+++ GIVEN INFORMATION +++

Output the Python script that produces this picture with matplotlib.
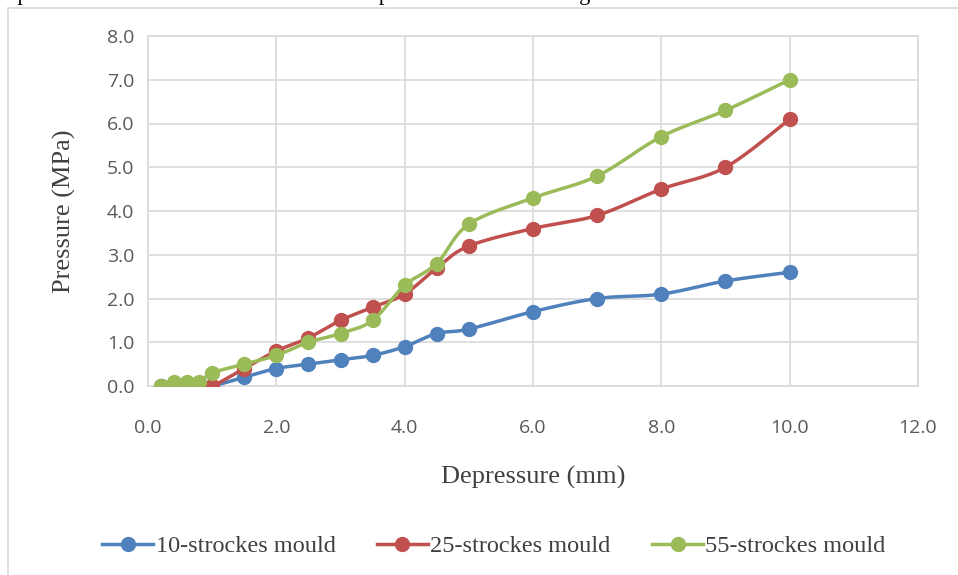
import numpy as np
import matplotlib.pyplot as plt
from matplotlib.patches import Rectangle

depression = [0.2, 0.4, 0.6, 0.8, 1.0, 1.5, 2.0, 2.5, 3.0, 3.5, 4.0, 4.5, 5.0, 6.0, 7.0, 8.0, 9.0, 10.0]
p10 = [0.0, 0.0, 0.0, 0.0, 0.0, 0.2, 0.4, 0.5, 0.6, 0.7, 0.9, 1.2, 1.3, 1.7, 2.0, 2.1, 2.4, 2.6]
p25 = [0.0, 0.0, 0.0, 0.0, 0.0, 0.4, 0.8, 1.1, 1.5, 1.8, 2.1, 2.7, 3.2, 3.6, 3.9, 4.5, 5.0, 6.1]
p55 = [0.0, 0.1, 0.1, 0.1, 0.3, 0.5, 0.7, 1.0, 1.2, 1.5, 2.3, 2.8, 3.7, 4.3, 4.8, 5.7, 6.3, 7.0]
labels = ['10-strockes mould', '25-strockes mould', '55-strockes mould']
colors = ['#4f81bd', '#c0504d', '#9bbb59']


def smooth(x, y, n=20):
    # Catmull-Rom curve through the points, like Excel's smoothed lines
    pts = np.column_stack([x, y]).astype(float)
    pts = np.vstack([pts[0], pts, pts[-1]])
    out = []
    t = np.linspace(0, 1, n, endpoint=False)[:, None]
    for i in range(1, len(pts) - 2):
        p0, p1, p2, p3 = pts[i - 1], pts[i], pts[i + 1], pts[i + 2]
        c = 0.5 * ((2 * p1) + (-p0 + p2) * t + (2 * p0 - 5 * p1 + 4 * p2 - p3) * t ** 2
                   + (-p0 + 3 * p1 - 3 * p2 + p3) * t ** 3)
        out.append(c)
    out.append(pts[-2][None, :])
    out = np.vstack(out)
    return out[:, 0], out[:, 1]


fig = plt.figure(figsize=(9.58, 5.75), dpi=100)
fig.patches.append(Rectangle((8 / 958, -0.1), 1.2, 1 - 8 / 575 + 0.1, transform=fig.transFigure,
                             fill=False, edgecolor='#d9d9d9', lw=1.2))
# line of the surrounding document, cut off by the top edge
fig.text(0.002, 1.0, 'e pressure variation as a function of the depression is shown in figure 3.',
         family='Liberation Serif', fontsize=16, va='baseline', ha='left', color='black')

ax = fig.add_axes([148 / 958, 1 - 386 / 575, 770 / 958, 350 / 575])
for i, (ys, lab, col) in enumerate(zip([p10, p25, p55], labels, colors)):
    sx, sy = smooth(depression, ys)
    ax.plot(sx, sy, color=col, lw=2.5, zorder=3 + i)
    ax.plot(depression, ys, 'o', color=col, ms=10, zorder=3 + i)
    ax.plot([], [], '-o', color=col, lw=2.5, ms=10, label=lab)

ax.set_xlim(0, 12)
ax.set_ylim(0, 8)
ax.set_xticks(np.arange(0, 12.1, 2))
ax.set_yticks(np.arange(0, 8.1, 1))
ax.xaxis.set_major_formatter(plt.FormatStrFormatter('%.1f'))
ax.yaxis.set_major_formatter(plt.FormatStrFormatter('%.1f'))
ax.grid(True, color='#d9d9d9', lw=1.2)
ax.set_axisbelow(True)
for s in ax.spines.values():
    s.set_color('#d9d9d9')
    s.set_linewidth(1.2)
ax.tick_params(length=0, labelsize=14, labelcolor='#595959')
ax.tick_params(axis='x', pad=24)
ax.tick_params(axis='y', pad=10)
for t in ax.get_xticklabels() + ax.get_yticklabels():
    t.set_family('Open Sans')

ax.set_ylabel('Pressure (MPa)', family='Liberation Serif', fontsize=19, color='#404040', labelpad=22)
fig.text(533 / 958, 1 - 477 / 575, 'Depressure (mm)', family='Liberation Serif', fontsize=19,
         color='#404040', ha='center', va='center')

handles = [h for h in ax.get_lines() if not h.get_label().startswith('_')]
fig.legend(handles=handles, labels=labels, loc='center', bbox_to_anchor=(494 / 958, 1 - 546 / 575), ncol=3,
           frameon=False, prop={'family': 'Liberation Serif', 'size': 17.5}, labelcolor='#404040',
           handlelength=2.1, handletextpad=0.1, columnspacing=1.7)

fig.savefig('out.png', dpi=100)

+++

Quote, please, every line of the material above from its start through the line that has "return out[:, 0], out[:, 1]", reproducing the words exactly and dropping any images.

# SOLUTION TO THIS EXERCISE
Output the Python script that produces this picture with matplotlib.
import numpy as np
import matplotlib.pyplot as plt
from matplotlib.patches import Rectangle

depression = [0.2, 0.4, 0.6, 0.8, 1.0, 1.5, 2.0, 2.5, 3.0, 3.5, 4.0, 4.5, 5.0, 6.0, 7.0, 8.0, 9.0, 10.0]
p10 = [0.0, 0.0, 0.0, 0.0, 0.0, 0.2, 0.4, 0.5, 0.6, 0.7, 0.9, 1.2, 1.3, 1.7, 2.0, 2.1, 2.4, 2.6]
p25 = [0.0, 0.0, 0.0, 0.0, 0.0, 0.4, 0.8, 1.1, 1.5, 1.8, 2.1, 2.7, 3.2, 3.6, 3.9, 4.5, 5.0, 6.1]
p55 = [0.0, 0.1, 0.1, 0.1, 0.3, 0.5, 0.7, 1.0, 1.2, 1.5, 2.3, 2.8, 3.7, 4.3, 4.8, 5.7, 6.3, 7.0]
labels = ['10-strockes mould', '25-strockes mould', '55-strockes mould']
colors = ['#4f81bd', '#c0504d', '#9bbb59']


def smooth(x, y, n=20):
    # Catmull-Rom curve through the points, like Excel's smoothed lines
    pts = np.column_stack([x, y]).astype(float)
    pts = np.vstack([pts[0], pts, pts[-1]])
    out = []
    t = np.linspace(0, 1, n, endpoint=False)[:, None]
    for i in range(1, len(pts) - 2):
        p0, p1, p2, p3 = pts[i - 1], pts[i], pts[i + 1], pts[i + 2]
        c = 0.5 * ((2 * p1) + (-p0 + p2) * t + (2 * p0 - 5 * p1 + 4 * p2 - p3) * t ** 2
                   + (-p0 + 3 * p1 - 3 * p2 + p3) * t ** 3)
        out.append(c)
    out.append(pts[-2][None, :])
    out = np.vstack(out)
    return out[:, 0], out[:, 1]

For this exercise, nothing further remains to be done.